In the animal world, fellow Mensan Bob Truett pointed out, there are several purposes for tails, including:
- balance (as the animal climbs)
- temperature control (for cover in the cold, for fanning in the heat)
- defense (to swat enemies o
- social purposes (dogs wagging their tails)
In the internet world, the concept of the “long tail” is based on the fact that when searchers type in very specific, three-to-four word phrases to describe what they want, those searchers are more likely to convert (to become buyers). The term “long tail keyword” itself comes from the 2006 book The Long Tail by Chris Anderson, which talks about niche marketing. The author explains that in brick and mortar stores, there is only so much shelf space, so marketers need to focus on their most popular products. On the internet, in contrast, where there is unlimited “space”, selling in relatively small quantities to people who want specific products, becomes eminently feasible. In fact, Neil Patel (one of my own go-to authorities) asserts, “The longer the keyword, the easier it is for you to rank well with that keyword.”
Winning search should not be the only goal. Business owners and practitioners who make the commitment to give blog marketing a spot in their overall business strategy stand to reap three types of benefits:
- The promotional benefit (the blog helps get customers excited enough to choose you over the competition).

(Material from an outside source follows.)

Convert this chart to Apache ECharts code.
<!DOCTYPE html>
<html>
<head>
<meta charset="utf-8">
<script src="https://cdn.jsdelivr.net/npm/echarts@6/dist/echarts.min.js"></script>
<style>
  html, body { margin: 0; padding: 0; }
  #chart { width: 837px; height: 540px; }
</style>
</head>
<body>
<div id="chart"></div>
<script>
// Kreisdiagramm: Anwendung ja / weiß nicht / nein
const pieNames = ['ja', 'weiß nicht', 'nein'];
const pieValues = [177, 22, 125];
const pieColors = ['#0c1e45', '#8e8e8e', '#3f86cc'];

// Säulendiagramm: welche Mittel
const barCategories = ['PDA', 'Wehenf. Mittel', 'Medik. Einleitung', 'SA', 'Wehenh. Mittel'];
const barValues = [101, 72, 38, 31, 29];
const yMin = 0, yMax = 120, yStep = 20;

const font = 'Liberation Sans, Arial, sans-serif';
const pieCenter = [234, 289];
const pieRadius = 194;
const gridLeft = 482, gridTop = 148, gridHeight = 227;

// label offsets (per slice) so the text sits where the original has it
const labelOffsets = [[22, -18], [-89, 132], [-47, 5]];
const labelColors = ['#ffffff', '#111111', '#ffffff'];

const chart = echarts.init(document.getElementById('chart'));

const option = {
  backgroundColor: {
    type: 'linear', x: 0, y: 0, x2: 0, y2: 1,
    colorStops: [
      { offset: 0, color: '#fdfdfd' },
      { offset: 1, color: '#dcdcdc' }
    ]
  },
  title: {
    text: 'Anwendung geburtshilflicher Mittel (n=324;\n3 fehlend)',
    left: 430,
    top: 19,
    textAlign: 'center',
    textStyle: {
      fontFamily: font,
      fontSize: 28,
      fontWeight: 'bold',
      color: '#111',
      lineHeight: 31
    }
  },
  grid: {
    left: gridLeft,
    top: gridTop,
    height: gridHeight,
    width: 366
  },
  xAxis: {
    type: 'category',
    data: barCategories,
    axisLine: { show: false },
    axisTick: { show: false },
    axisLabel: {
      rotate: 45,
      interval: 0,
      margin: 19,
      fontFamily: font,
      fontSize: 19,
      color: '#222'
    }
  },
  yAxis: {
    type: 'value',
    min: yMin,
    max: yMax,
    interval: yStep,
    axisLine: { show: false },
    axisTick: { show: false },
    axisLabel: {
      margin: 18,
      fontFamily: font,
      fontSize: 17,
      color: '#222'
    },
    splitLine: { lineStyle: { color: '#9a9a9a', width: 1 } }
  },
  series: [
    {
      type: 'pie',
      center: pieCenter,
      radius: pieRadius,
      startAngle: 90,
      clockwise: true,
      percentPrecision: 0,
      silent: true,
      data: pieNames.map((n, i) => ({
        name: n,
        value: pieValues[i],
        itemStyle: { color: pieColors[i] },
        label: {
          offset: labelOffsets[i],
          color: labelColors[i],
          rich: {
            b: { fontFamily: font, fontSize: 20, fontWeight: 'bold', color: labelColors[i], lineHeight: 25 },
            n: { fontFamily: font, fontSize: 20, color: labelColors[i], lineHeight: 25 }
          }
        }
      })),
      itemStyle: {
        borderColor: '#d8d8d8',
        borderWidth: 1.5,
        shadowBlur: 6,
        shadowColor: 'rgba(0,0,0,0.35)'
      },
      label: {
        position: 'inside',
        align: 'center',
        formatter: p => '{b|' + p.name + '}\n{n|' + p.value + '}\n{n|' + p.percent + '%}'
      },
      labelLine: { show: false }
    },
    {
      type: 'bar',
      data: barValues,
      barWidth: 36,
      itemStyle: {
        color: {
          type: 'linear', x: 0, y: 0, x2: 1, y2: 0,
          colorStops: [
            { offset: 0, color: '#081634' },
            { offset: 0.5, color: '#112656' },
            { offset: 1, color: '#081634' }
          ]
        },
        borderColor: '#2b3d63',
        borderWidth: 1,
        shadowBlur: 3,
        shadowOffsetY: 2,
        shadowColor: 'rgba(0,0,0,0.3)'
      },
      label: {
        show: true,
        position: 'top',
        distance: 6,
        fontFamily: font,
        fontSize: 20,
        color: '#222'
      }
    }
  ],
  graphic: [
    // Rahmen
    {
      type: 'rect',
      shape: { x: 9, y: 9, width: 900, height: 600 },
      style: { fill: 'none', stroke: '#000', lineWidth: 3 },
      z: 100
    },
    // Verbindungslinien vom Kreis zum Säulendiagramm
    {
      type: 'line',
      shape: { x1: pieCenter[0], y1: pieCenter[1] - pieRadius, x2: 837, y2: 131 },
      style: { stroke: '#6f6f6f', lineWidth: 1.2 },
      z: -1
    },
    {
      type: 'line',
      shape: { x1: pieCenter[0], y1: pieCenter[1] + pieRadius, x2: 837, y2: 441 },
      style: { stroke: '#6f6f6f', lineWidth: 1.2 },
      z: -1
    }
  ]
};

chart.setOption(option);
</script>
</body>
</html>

- The credibility benefit (the blog demonstrates that you’re interested in using the latest tools to communicate with customers – you’re “in the game”).

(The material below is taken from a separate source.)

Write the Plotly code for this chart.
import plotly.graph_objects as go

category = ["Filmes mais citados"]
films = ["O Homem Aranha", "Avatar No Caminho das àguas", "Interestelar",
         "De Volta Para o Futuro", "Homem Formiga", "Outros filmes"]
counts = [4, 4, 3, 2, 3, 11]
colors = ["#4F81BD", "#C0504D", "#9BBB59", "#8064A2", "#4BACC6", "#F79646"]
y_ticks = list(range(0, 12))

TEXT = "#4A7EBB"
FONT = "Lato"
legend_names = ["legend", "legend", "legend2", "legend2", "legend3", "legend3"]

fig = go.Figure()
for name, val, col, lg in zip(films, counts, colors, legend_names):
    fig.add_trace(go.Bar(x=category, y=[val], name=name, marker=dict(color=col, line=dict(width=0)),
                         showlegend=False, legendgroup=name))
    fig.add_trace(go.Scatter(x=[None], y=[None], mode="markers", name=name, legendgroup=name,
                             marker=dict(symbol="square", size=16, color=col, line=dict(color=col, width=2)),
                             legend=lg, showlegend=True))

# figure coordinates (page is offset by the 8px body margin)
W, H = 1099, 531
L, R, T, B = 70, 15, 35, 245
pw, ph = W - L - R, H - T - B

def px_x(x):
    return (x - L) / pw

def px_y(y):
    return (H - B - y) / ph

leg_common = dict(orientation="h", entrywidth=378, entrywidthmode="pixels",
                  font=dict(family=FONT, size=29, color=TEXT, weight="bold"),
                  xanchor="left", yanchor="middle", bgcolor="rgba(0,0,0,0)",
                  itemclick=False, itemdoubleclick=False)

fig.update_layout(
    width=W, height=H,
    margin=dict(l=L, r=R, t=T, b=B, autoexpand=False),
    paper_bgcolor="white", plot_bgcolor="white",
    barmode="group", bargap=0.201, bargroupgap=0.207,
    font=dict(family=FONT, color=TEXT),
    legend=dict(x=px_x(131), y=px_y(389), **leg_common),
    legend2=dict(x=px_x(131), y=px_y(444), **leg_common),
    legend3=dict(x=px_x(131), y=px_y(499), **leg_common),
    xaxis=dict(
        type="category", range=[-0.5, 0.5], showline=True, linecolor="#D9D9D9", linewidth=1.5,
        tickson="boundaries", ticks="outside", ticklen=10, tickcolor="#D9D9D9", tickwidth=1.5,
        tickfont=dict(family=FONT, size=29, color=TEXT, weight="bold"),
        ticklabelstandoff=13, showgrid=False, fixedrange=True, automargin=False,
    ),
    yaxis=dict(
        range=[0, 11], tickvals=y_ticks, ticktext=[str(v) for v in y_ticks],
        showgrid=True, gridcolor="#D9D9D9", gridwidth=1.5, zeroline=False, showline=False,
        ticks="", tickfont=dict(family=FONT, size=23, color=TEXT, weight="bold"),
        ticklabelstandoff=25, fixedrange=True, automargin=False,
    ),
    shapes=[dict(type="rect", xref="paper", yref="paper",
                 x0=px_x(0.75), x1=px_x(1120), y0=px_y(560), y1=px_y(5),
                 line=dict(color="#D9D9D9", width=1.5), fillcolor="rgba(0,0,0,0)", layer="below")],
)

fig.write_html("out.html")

- The training benefit (as you review the benefits of your own products and services and develop new ideas, you’re constantly learning to talk effectively about your business).
Long-tailing it is no shortcut to success, a thought I often share with blog content writers in this Say It For You blog. But, just as tails serve many functions in the animal world, blogging for business can add balance, grasp, defense, and social purpose in the world of the internet.